■ **Source code of charts**:
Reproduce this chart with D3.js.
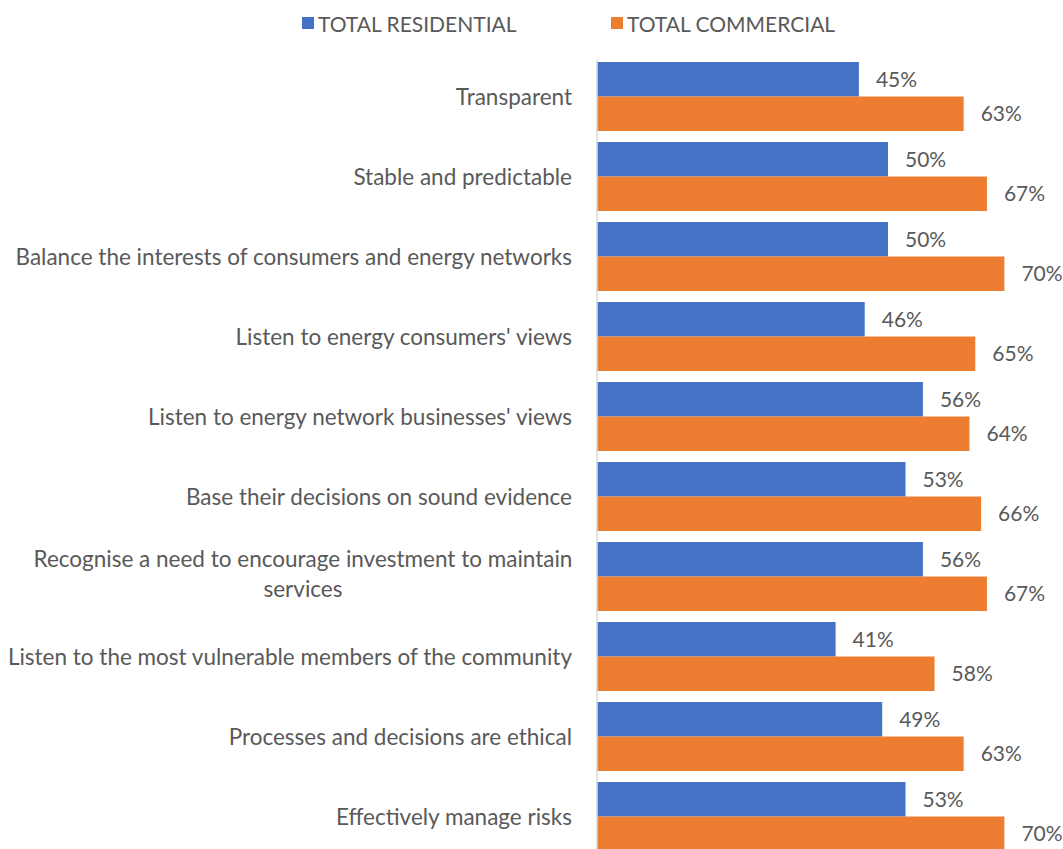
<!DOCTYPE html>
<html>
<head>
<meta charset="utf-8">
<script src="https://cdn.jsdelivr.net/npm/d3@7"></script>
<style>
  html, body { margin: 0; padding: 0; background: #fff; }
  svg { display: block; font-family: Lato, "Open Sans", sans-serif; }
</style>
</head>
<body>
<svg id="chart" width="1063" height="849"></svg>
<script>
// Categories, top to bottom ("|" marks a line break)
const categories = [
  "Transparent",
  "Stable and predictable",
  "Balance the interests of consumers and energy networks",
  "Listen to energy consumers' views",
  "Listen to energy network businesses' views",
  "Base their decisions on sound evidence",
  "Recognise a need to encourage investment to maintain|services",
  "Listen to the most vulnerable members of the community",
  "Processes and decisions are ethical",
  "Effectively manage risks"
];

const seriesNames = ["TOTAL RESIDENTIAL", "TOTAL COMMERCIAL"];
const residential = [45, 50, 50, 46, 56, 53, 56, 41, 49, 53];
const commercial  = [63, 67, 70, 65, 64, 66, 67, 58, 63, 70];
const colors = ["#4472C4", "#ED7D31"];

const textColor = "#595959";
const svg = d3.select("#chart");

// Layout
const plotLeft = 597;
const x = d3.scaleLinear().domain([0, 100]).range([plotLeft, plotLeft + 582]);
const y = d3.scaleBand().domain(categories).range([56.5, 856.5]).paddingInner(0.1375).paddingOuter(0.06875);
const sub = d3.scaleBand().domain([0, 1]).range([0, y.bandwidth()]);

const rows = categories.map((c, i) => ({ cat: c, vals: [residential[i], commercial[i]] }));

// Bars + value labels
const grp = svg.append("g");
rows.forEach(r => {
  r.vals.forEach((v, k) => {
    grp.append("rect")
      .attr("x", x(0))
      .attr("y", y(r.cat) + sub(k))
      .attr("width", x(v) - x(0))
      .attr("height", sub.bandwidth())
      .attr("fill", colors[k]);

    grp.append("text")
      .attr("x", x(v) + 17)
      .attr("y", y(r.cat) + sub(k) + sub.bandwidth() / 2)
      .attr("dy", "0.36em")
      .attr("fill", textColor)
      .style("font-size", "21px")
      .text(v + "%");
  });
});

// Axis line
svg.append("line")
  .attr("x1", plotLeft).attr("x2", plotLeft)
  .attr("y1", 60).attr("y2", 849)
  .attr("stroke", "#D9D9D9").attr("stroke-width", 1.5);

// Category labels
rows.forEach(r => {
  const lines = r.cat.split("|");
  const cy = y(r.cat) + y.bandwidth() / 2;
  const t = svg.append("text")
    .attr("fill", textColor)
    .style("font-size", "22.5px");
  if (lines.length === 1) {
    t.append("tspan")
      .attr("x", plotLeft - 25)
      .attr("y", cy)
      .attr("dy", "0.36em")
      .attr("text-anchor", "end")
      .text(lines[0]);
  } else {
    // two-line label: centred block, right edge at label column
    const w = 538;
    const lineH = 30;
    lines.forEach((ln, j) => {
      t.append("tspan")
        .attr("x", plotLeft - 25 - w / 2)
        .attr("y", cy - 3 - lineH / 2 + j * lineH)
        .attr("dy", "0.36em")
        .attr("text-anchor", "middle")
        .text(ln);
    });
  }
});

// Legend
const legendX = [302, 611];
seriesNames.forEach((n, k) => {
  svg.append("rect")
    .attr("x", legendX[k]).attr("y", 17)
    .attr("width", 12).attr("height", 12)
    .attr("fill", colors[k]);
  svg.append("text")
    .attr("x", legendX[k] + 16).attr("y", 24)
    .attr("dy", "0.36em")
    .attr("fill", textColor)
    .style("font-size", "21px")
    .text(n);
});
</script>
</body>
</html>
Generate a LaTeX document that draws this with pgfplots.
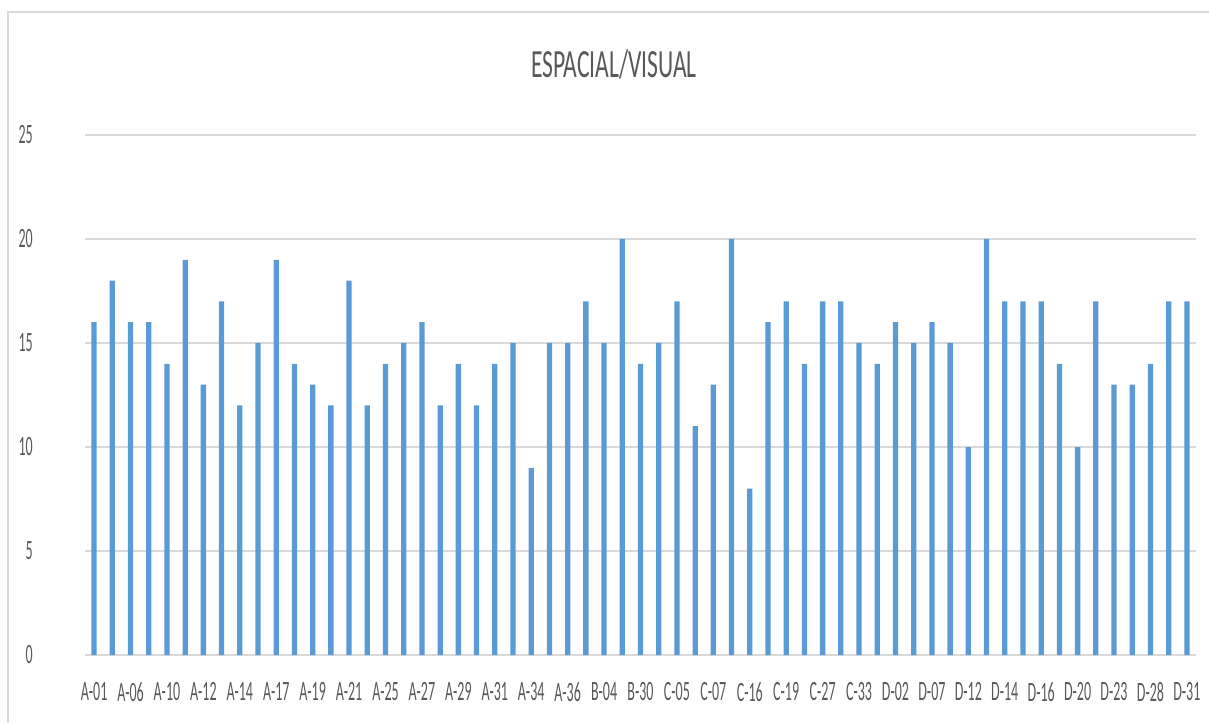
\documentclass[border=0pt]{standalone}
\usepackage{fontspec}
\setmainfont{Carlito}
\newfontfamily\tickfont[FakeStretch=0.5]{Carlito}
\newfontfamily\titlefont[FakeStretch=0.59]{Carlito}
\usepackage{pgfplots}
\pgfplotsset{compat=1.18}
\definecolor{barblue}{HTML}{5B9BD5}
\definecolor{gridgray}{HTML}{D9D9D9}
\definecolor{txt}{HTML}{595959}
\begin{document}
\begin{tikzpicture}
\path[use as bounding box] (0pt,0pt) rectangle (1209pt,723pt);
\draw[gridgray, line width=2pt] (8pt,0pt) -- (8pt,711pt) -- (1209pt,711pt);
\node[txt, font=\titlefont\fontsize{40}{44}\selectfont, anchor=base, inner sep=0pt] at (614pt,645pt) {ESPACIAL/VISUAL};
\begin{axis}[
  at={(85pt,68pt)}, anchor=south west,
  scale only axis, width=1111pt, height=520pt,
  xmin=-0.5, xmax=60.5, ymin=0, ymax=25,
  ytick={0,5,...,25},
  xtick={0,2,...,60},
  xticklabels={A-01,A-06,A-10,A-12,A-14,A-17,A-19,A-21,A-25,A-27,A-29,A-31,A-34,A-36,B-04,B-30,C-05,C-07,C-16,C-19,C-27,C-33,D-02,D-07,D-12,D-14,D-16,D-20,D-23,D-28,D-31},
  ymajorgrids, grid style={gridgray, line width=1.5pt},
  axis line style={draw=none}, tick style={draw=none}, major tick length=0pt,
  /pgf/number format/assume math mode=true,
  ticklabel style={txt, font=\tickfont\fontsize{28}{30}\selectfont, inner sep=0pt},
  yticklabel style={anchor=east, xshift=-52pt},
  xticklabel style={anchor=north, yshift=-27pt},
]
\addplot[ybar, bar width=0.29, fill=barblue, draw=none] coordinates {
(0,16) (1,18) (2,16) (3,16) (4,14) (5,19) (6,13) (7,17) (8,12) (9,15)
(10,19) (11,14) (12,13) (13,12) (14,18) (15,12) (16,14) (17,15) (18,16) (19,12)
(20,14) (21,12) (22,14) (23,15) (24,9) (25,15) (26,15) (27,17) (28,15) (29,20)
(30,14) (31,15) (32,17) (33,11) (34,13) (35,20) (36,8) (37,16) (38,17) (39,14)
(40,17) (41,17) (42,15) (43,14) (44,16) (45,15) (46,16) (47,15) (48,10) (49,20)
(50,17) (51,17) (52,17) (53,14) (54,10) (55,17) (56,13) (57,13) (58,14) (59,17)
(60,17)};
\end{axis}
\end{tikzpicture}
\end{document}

■ **STATED PROBLEM**:
From the data, list each line in which the string "this" appears.

■ **FINISHED EXERCISE**:
Reproduce this chart with D3.js.
Generate a LaTeX document that draws this with pgfplots.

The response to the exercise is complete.